SHORT TASK: Return the entries below in their exact form, leaving the pictures out.

Stored records

————————

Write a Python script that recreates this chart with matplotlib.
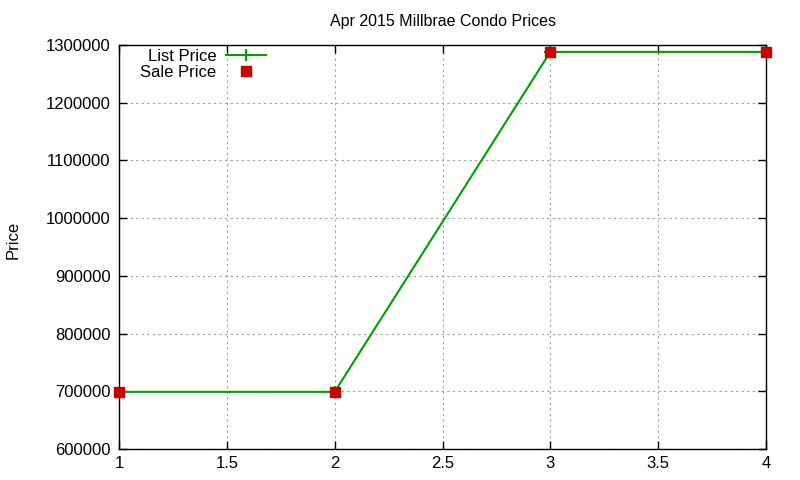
import matplotlib
matplotlib.use("Agg")
import matplotlib.pyplot as plt
from matplotlib.ticker import MultipleLocator, FuncFormatter

plt.rcParams['font.family'] = ['Liberation Sans', 'DejaVu Sans']

x = [1, 2, 3, 4]
list_price = [699000, 699000, 1288000, 1288000]
sale_price = [699000, 699000, 1288000, 1288000]

fig = plt.figure(figsize=(8, 4.8), dpi=100)
ax = fig.add_axes([0.14875, 0.0646, 0.80875, 0.8417])

ax.plot(x, list_price, color='#00a000', lw=1.5, marker='+', ms=9, mew=1.5, label='List Price')
ax.plot(x, sale_price, ls='none', marker='s', color='#cc0000', ms=7.5, label='Sale Price', clip_on=False, zorder=5)

ax.set_xlim(1, 4)
ax.set_ylim(600000, 1300000)
ax.xaxis.set_major_locator(MultipleLocator(0.5))
ax.yaxis.set_major_locator(MultipleLocator(100000))
ax.xaxis.set_major_formatter(FuncFormatter(lambda v, p: '%g' % v))
ax.yaxis.set_major_formatter(FuncFormatter(lambda v, p: '%d' % v))
ax.tick_params(direction='in', top=True, right=True, length=6, width=1, labelsize=12, colors='black')
ax.tick_params(axis='x', pad=5)
ax.tick_params(axis='y', pad=6)
ax.grid(True, color='#a0a0a0', ls=(0, (2, 3)), lw=0.8)
for s in ax.spines.values():
    s.set_linewidth(1)

ax.set_title('Apr 2015 Millbrae Condo Prices', fontsize=11.5, pad=14)
fig.text(0.016, 0.5, 'Price', rotation=90, va='center', ha='center', fontsize=12)

ax.legend(loc='upper left', bbox_to_anchor=(0.02, 1.01), markerfirst=False, frameon=False,
          fontsize=12, handlelength=2.4, handletextpad=0.6, labelspacing=0.05, borderaxespad=0.1)

fig.savefig('out.png', dpi=100)
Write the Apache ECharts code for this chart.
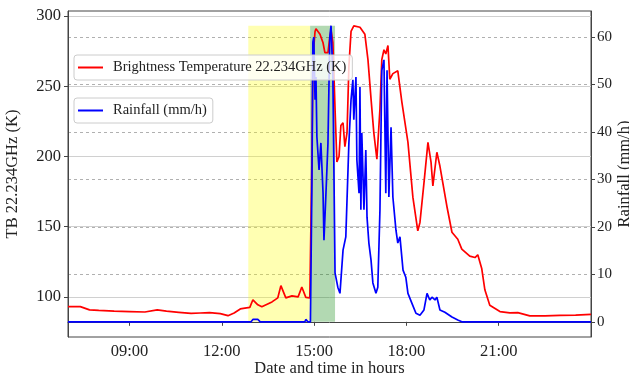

————————

OUTPUT FOR THIS TASK:
Write a Python script that recreates this chart with matplotlib.
import matplotlib
matplotlib.use("Agg")
import matplotlib.pyplot as plt
from matplotlib.ticker import MultipleLocator, FuncFormatter

plt.rcParams['font.family'] = ['Liberation Sans', 'DejaVu Sans']

x = [1, 2, 3, 4]
list_price = [699000, 699000, 1288000, 1288000]
sale_price = [699000, 699000, 1288000, 1288000]

fig = plt.figure(figsize=(8, 4.8), dpi=100)
ax = fig.add_axes([0.14875, 0.0646, 0.80875, 0.8417])

ax.plot(x, list_price, color='#00a000', lw=1.5, marker='+', ms=9, mew=1.5, label='List Price')
ax.plot(x, sale_price, ls='none', marker='s', color='#cc0000', ms=7.5, label='Sale Price', clip_on=False, zorder=5)

ax.set_xlim(1, 4)
ax.set_ylim(600000, 1300000)
ax.xaxis.set_major_locator(MultipleLocator(0.5))
ax.yaxis.set_major_locator(MultipleLocator(100000))
ax.xaxis.set_major_formatter(FuncFormatter(lambda v, p: '%g' % v))
ax.yaxis.set_major_formatter(FuncFormatter(lambda v, p: '%d' % v))
ax.tick_params(direction='in', top=True, right=True, length=6, width=1, labelsize=12, colors='black')
ax.tick_params(axis='x', pad=5)
ax.tick_params(axis='y', pad=6)
ax.grid(True, color='#a0a0a0', ls=(0, (2, 3)), lw=0.8)
for s in ax.spines.values():
    s.set_linewidth(1)

ax.set_title('Apr 2015 Millbrae Condo Prices', fontsize=11.5, pad=14)
fig.text(0.016, 0.5, 'Price', rotation=90, va='center', ha='center', fontsize=12)

ax.legend(loc='upper left', bbox_to_anchor=(0.02, 1.01), markerfirst=False, frameon=False,
          fontsize=12, handlelength=2.4, handletextpad=0.6, labelspacing=0.05, borderaxespad=0.1)

fig.savefig('out.png', dpi=100)
Write the Apache ECharts code for this chart.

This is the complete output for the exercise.